> Task prompt
Pictures appear in the records below; write out everything else exactly.

> Provided data
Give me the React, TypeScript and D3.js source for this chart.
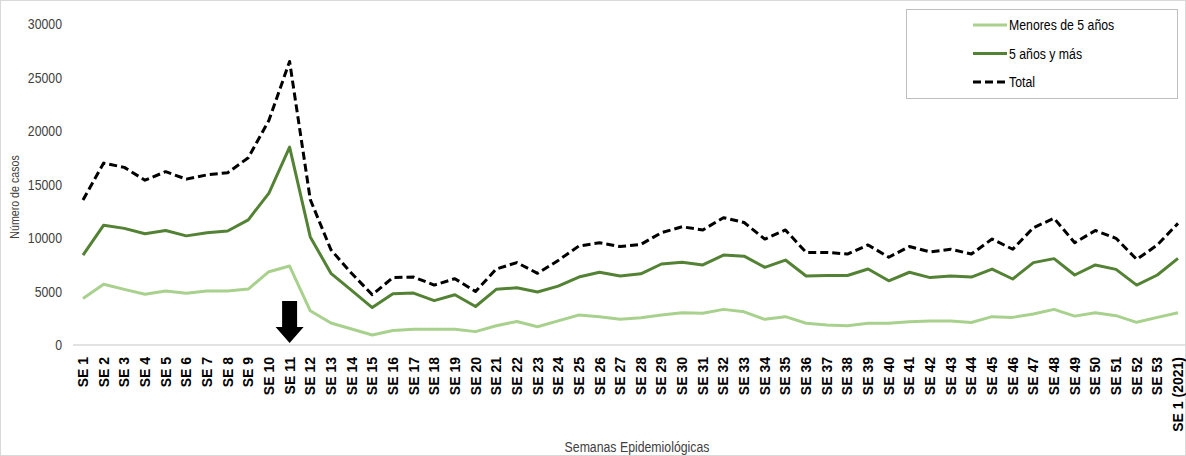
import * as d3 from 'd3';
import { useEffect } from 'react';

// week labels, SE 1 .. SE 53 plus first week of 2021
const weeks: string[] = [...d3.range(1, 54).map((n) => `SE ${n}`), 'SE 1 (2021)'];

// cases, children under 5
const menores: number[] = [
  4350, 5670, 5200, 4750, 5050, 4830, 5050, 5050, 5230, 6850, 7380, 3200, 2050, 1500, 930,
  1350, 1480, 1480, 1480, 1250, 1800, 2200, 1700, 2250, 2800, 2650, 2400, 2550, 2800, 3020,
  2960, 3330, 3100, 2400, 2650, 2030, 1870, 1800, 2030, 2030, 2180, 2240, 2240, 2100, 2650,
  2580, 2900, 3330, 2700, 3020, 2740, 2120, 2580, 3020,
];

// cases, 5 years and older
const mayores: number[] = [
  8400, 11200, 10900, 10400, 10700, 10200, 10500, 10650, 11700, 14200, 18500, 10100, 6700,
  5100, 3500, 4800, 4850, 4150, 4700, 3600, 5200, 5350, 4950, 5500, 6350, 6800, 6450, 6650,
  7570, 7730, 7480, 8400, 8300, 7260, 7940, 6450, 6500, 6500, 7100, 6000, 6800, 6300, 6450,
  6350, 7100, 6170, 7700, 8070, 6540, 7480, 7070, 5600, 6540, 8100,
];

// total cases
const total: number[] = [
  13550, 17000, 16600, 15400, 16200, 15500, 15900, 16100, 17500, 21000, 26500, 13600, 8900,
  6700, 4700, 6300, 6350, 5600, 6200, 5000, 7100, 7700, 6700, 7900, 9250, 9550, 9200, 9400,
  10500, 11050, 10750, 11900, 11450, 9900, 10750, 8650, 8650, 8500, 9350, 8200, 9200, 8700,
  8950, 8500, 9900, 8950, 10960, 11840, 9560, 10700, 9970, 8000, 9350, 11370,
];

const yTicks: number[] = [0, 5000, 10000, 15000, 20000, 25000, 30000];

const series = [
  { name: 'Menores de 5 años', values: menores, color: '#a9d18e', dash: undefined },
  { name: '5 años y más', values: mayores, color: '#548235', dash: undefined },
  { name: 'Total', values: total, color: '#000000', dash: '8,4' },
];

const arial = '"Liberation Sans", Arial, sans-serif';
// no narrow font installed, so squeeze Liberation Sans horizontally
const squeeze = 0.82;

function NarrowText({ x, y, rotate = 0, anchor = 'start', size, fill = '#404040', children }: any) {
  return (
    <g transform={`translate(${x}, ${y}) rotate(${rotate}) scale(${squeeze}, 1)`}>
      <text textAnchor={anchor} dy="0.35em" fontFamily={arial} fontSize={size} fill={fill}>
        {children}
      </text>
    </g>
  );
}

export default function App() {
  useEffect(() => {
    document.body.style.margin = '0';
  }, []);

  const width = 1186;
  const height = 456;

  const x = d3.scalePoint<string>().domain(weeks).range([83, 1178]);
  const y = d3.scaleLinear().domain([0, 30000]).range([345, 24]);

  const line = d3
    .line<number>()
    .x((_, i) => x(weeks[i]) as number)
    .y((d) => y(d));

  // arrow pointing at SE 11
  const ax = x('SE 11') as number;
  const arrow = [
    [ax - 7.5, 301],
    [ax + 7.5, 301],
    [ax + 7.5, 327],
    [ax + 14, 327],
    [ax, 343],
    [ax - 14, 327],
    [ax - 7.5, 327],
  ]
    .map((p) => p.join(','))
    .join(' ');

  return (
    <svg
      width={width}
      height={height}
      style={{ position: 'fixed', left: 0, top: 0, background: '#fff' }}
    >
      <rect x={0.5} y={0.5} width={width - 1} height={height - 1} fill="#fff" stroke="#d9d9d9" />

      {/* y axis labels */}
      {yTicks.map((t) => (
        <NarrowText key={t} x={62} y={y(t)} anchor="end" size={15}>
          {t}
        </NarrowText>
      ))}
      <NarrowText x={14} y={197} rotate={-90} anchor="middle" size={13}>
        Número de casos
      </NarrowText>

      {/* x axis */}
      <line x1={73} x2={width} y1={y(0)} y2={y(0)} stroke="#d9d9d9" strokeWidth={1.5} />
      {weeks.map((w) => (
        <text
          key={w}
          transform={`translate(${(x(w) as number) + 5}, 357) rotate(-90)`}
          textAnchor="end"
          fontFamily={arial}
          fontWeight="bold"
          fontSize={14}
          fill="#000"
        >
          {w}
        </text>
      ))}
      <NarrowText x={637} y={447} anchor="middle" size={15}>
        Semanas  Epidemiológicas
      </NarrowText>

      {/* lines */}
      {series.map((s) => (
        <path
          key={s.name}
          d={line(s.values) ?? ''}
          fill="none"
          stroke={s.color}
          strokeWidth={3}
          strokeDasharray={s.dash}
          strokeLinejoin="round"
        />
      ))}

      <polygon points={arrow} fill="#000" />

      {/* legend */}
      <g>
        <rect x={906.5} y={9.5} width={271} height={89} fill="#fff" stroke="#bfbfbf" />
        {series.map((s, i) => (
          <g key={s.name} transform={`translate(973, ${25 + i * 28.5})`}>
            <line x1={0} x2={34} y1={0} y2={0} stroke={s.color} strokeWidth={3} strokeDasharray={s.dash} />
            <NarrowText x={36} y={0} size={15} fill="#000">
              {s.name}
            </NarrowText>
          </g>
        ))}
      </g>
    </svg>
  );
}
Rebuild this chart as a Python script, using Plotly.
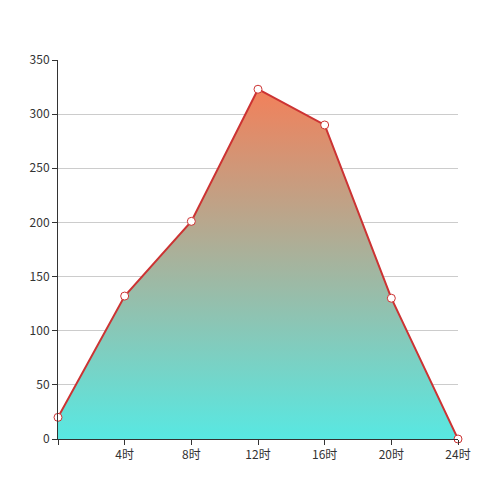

> Final answer
Give me the React, TypeScript and D3.js source for this chart.
import * as d3 from 'd3';
import { useEffect } from 'react';

// week labels, SE 1 .. SE 53 plus first week of 2021
const weeks: string[] = [...d3.range(1, 54).map((n) => `SE ${n}`), 'SE 1 (2021)'];

// cases, children under 5
const menores: number[] = [
  4350, 5670, 5200, 4750, 5050, 4830, 5050, 5050, 5230, 6850, 7380, 3200, 2050, 1500, 930,
  1350, 1480, 1480, 1480, 1250, 1800, 2200, 1700, 2250, 2800, 2650, 2400, 2550, 2800, 3020,
  2960, 3330, 3100, 2400, 2650, 2030, 1870, 1800, 2030, 2030, 2180, 2240, 2240, 2100, 2650,
  2580, 2900, 3330, 2700, 3020, 2740, 2120, 2580, 3020,
];

// cases, 5 years and older
const mayores: number[] = [
  8400, 11200, 10900, 10400, 10700, 10200, 10500, 10650, 11700, 14200, 18500, 10100, 6700,
  5100, 3500, 4800, 4850, 4150, 4700, 3600, 5200, 5350, 4950, 5500, 6350, 6800, 6450, 6650,
  7570, 7730, 7480, 8400, 8300, 7260, 7940, 6450, 6500, 6500, 7100, 6000, 6800, 6300, 6450,
  6350, 7100, 6170, 7700, 8070, 6540, 7480, 7070, 5600, 6540, 8100,
];

// total cases
const total: number[] = [
  13550, 17000, 16600, 15400, 16200, 15500, 15900, 16100, 17500, 21000, 26500, 13600, 8900,
  6700, 4700, 6300, 6350, 5600, 6200, 5000, 7100, 7700, 6700, 7900, 9250, 9550, 9200, 9400,
  10500, 11050, 10750, 11900, 11450, 9900, 10750, 8650, 8650, 8500, 9350, 8200, 9200, 8700,
  8950, 8500, 9900, 8950, 10960, 11840, 9560, 10700, 9970, 8000, 9350, 11370,
];

const yTicks: number[] = [0, 5000, 10000, 15000, 20000, 25000, 30000];

const series = [
  { name: 'Menores de 5 años', values: menores, color: '#a9d18e', dash: undefined },
  { name: '5 años y más', values: mayores, color: '#548235', dash: undefined },
  { name: 'Total', values: total, color: '#000000', dash: '8,4' },
];

const arial = '"Liberation Sans", Arial, sans-serif';
// no narrow font installed, so squeeze Liberation Sans horizontally
const squeeze = 0.82;

function NarrowText({ x, y, rotate = 0, anchor = 'start', size, fill = '#404040', children }: any) {
  return (
    <g transform={`translate(${x}, ${y}) rotate(${rotate}) scale(${squeeze}, 1)`}>
      <text textAnchor={anchor} dy="0.35em" fontFamily={arial} fontSize={size} fill={fill}>
        {children}
      </text>
    </g>
  );
}

export default function App() {
  useEffect(() => {
    document.body.style.margin = '0';
  }, []);

  const width = 1186;
  const height = 456;

  const x = d3.scalePoint<string>().domain(weeks).range([83, 1178]);
  const y = d3.scaleLinear().domain([0, 30000]).range([345, 24]);

  const line = d3
    .line<number>()
    .x((_, i) => x(weeks[i]) as number)
    .y((d) => y(d));

  // arrow pointing at SE 11
  const ax = x('SE 11') as number;
  const arrow = [
    [ax - 7.5, 301],
    [ax + 7.5, 301],
    [ax + 7.5, 327],
    [ax + 14, 327],
    [ax, 343],
    [ax - 14, 327],
    [ax - 7.5, 327],
  ]
    .map((p) => p.join(','))
    .join(' ');

  return (
    <svg
      width={width}
      height={height}
      style={{ position: 'fixed', left: 0, top: 0, background: '#fff' }}
    >
      <rect x={0.5} y={0.5} width={width - 1} height={height - 1} fill="#fff" stroke="#d9d9d9" />

      {/* y axis labels */}
      {yTicks.map((t) => (
        <NarrowText key={t} x={62} y={y(t)} anchor="end" size={15}>
          {t}
        </NarrowText>
      ))}
      <NarrowText x={14} y={197} rotate={-90} anchor="middle" size={13}>
        Número de casos
      </NarrowText>

      {/* x axis */}
      <line x1={73} x2={width} y1={y(0)} y2={y(0)} stroke="#d9d9d9" strokeWidth={1.5} />
      {weeks.map((w) => (
        <text
          key={w}
          transform={`translate(${(x(w) as number) + 5}, 357) rotate(-90)`}
          textAnchor="end"
          fontFamily={arial}
          fontWeight="bold"
          fontSize={14}
          fill="#000"
        >
          {w}
        </text>
      ))}
      <NarrowText x={637} y={447} anchor="middle" size={15}>
        Semanas  Epidemiológicas
      </NarrowText>

      {/* lines */}
      {series.map((s) => (
        <path
          key={s.name}
          d={line(s.values) ?? ''}
          fill="none"
          stroke={s.color}
          strokeWidth={3}
          strokeDasharray={s.dash}
          strokeLinejoin="round"
        />
      ))}

      <polygon points={arrow} fill="#000" />

      {/* legend */}
      <g>
        <rect x={906.5} y={9.5} width={271} height={89} fill="#fff" stroke="#bfbfbf" />
        {series.map((s, i) => (
          <g key={s.name} transform={`translate(973, ${25 + i * 28.5})`}>
            <line x1={0} x2={34} y1={0} y2={0} stroke={s.color} strokeWidth={3} strokeDasharray={s.dash} />
            <NarrowText x={36} y={0} size={15} fill="#000">
              {s.name}
            </NarrowText>
          </g>
        ))}
      </g>
    </svg>
  );
}
Rebuild this chart as a Python script, using Plotly.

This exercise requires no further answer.